19% of the counted accesses miss in the L1 data cache. The reciprocal of a rate expresses how often an event is observed and counted.

Data cache access freq  = 1000 / 14.23 =  1 access per 70 instructions
Data cache miss freq    = 1000 /  2.70 =  1 miss per 370 instructions
Data MicroTLB miss freq = 1000 /  0.68 =  1 miss per 1,470 instructions
Main TLB miss freq      = 1000 /  0.51 =  1 miss per 1,960 instructions

It’s important to emphasize that ARM11 microarchitectural events are counted here, not architectural events. Take data cache accesses, for example. The hardware counts nonsequential accesses to the data cache. The number of these events depends upon the flow and sequence of read/write operations and the associated addresses through the ARM11 Load Store Unit. This event does not have the same meaning as architectural load/store operations that are executed by the program running on an abstract ARM ISA (instruction set architecture) engine. Only the first nonsequential access to a cache line is counted so that multiple reads/writes to the same cache line are counted as a single access. Thus, the cache miss ratio is an estimate, but maybe not a very good one.

Further, event counts may be affected by power-saving measures implemented in the hardware. Sequential reads to the same cache line do not access the cache tag RAM and, presumably, do not produce hit/miss status or increment a counter.

Therefore, you need to take these rates and miss ratio with a grain of salt. Your mileage may vary (YMMV). The event measurements provide clues to assist code tuning, but should not be accepted at face value. An event may be called “data cache access” or “data cache miss”, but it measures a much more complicated hardware condition than the textbook definitions of these events.

Finally, you may be wondering about L2 cache. The Broadcom BCM2835 at the heart of the Raspberry Pi has a 128KB L2 cache.
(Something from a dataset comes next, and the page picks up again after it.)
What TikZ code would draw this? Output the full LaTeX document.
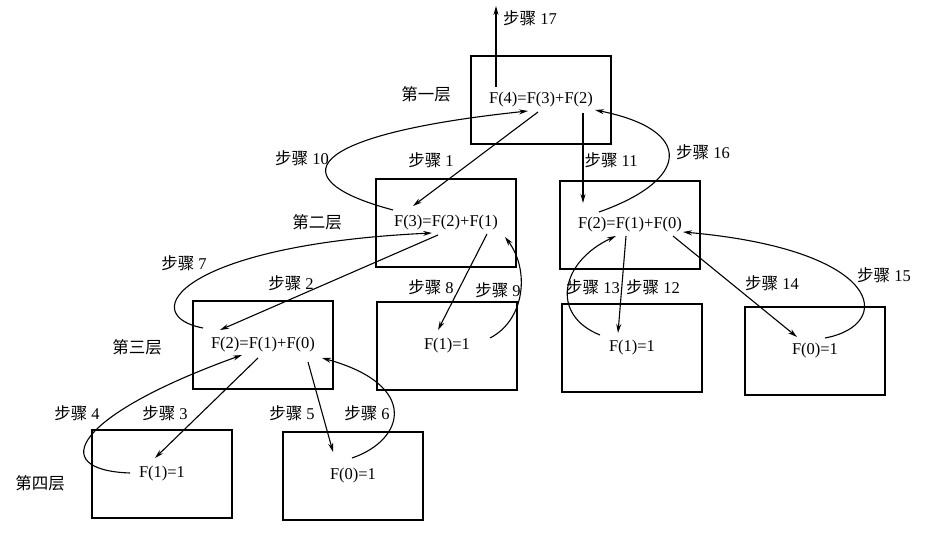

However, the L2 cache is dedicated to the VideoCore GPU and is not a factor in a program’s direct access to memory. We are ignoring the L2 for that reason.

Extra credit

Here’s an experiment to try on your own. Change the matrix dimension from 500 elements per row and column to 512 elements. The TLB misses become (address) conflict misses instead of capacity misses. Did the overall execution time increase or decrease? How did the event counts, miss ratio and rates change?